Regresó tras veinte años exigiendo «ayuda familiar»
Cuando alguien se va para siempre, aprendes a vivir sin él. Aprendes a no recordar, a no analizar, a no esperar. Rellenas ese vacío con trabajo, familia, responsabilidades. Y luego, años después, esa persona reaparece en el umbral de tu vida como si nada hubiera pasado. Como si no hubieran transcurrido dos décadas de silencio. Como si no hubieras permanecido de niña en un piso vacío, saqueado, abrazando a tu madre mientras él priorizaba llevarse el televisor antes que dejar a su hija un ápice de dignidad.
Mi padre se marchó cuando yo tenía diez años. Lo hizo con estruendo: gritos, portazos, escándalo. Se llevó todo, hasta la última silla. Incluso mi escritorio, ayudado por mi abuela paterna. Descubrí entonces el miedo que deja la desposesión. No era solo la ausencia de muebles, sino el arrancar de cuajo la infancia.
Tras el divorcio, desapareció. Sin pensiones, sin llamadas, sin cartas. Mi madre sobrevivió como pudo. Primero con ayuda de sus padres; luego, sola. Yo crecí, estudié, me casé con Javier, tuve a mi hija Sofía. Mamá y yo seguimos unidas; ella adora a su yerno y a su nieta. La vida, por fin, era estable. Hasta que él reapareció.
No daba crédito al verle junto a mi oficina en Madrid. Envejecido, mirada apagada, barriga prominente. Abrió los brazos, esperando un abrazo. Un escalofrío me recorrió. Pasé de largo. Él me siguió, balbuceando sobre cafés y añoranza. Accedí, quizá por entender su motivo.
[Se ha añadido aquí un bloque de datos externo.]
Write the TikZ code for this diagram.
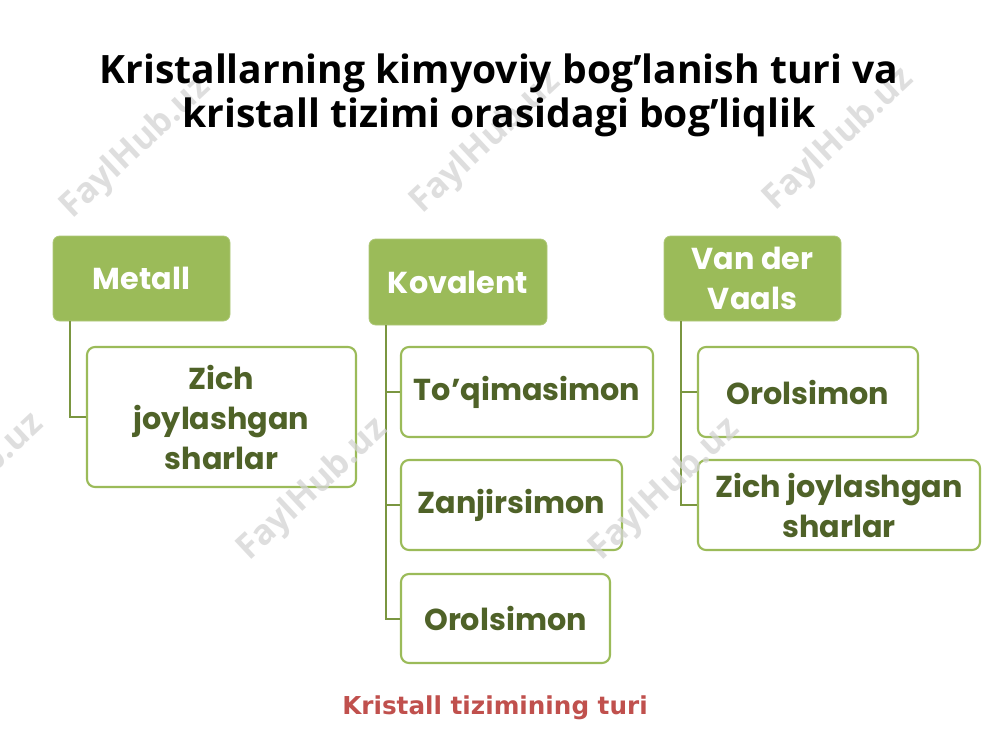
\documentclass[tikz,border=0pt]{standalone}
\usepackage{fontspec}
\setmainfont{Poppins}
\newfontfamily\titlefont{Open Sans}
\newfontfamily\capfont{DejaVu Sans}
\newfontfamily\wmfont{Open Sans}
\definecolor{hdrgreen}{HTML}{9BBB59}
\definecolor{txtgreen}{HTML}{4F6228}
\definecolor{linegreen}{HTML}{7A9640}
\definecolor{capred}{HTML}{C0504D}
\definecolor{wmgray}{HTML}{D4D4D4}
\tikzset{
  hdr/.style={rectangle, rounded corners=5pt, fill=hdrgreen, draw=hdrgreen!80!white, line width=0.6pt,
    text=white, font=\bfseries\fontsize{22.7}{30}\selectfont, align=center, inner sep=0pt},
  child/.style={rectangle, rounded corners=6pt, fill=white, draw=hdrgreen, line width=1.6pt,
    text=txtgreen, font=\bfseries\fontsize{22.7}{30}\selectfont, align=center, inner sep=0pt},
  conn/.style={draw=linegreen, line width=1.5pt},
  wm/.style={text=wmgray, opacity=0.75, font=\wmfont\bfseries\fontsize{26}{26}\selectfont, rotate=43},
}
\begin{document}
\begin{tikzpicture}[x=0.75pt,y=-0.75pt]
\useasboundingbox (0,0) rectangle (1000,750);
\fill[white] (0,0) rectangle (1000,750);
% headers
\node[hdr, minimum width=177*0.75pt, minimum height=85*0.75pt] (h1) at (141.5,278.5) {Metall};
\node[hdr, minimum width=178*0.75pt, minimum height=86*0.75pt] (h2) at (458,282) {Kovalent};
\node[hdr, minimum width=177*0.75pt, minimum height=85*0.75pt] (h3) at (752.5,278.5) {Van der\\Vaals};
% children
\node[child, minimum width=269*0.75pt, minimum height=140*0.75pt] (c1) at (221.5,417) {Zich\\joylashgan\\sharlar};
\node[child, minimum width=252*0.75pt, minimum height=90*0.75pt] (k1) at (527,392) {To’qimasimon};
\node[child, minimum width=221*0.75pt, minimum height=90*0.75pt] (k2) at (511.5,505) {Zanjirsimon};
\node[child, minimum width=209*0.75pt, minimum height=89*0.75pt] (k3) at (505.5,618.5) {Orolsimon};
\node[child, minimum width=220*0.75pt, minimum height=90*0.75pt] (v1) at (808,392) {Orolsimon};
\node[child, minimum width=282*0.75pt, minimum height=90*0.75pt] (v2) at (839,505) {Zich joylashgan\\sharlar};
% connectors
\draw[conn] ([xshift=17*0.75pt]h1.south west) |- (c1.west);
\draw[conn] ([xshift=17*0.75pt]h2.south west) |- (k3.west);
\draw[conn] ([xshift=17*0.75pt]h2.south west) |- (k1.west);
\draw[conn] ([xshift=17*0.75pt]h2.south west) |- (k2.west);
\draw[conn] ([xshift=17*0.75pt]h3.south west) |- (v2.west);
\draw[conn] ([xshift=17*0.75pt]h3.south west) |- (v1.west);
% watermarks
\node[wm] (w1) at (136,148) {FaylHub.uz};
\node[wm] (w2) at (486,143) {FaylHub.uz};
\node[wm] (w3) at (839,140) {FaylHub.uz};
\node[wm] (w4) at (-31,485) {FaylHub.uz};
\node[wm] (w5) at (313,490) {FaylHub.uz};
\node[wm] (w6) at (665,490) {FaylHub.uz};
% title
\node[font=\titlefont\bfseries\fontsize{29.3}{33}\selectfont, align=center] (title) at (499,95)
  {Kristallarning kimyoviy bog’lanish turi va\\kristall tizimi orasidagi bog’liqlik};
% caption
\node[font=\capfont\bfseries\fontsize{18.5}{20}\selectfont, text=capred] (cap) at (495,708) {Kristall tizimining turi};
\end{tikzpicture}
\end{document}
En la cafetería, tejió mentiras: que mamá le prohibió verme, que sufrió en silencio. Mientras, formó otra familia en Valencia con tres hijos. Habló de «dolor» con patetismo. Preguntó por mí. ¡Qué audacia tras veinte años de ausencia!
Le interrumpí: «¿Qué quieres?». Su rostro se tensó. «Somos familia», dijo, ofendido. Dejé euros en la mesa y me marché. No me siguió. Ojalá hubiera terminado ahí.
Una semana después, me esperó de nuevo. «Te di tiempo para reflexionar», anunció. Su petición: que su hijo mayor, mi «hermano» Diego, viviera conmigo en Madrid mientras buscaban piso. «Los alquileres están caros, y la sangre llama», argumentó.
—Así os conoceréis —añadió con una sonrisa que heló mi sangre.
Le miré fijamente y me llevé el índice a la sien. «¿Hermano? ¿Sangre? Tú no eres nadie. Ni lo serás». Me alejé sin esperar réplica.
Consiguió mi número y empezó a llamar. Bloqueé cada nuevo intento. En un mensaje, se quejaba: «¡Soy tu padre!». ¿Lo imaginan? Quien me abandonó, sin pagar ni un euro, ahora exige respeto. Cínico. Absurdo.
Se lo conté a Javier. Quiso enfrentarle, hablar de honor. Pero lo detuve. No vale la pena. Él eligió su camino; yo el mío.
No diré nada a mamá. Sufriría recordar. Ya superó suficiente.
La vida es injusta, sí. Pero duele más cuando quien te traiciona exige tratos de familia. No. Así no funciona. Que se queje, que suplique. Yo no olvido las noches en aquel piso vacío, escuchando llorar a mamá en la cocina. Eso no se perdona.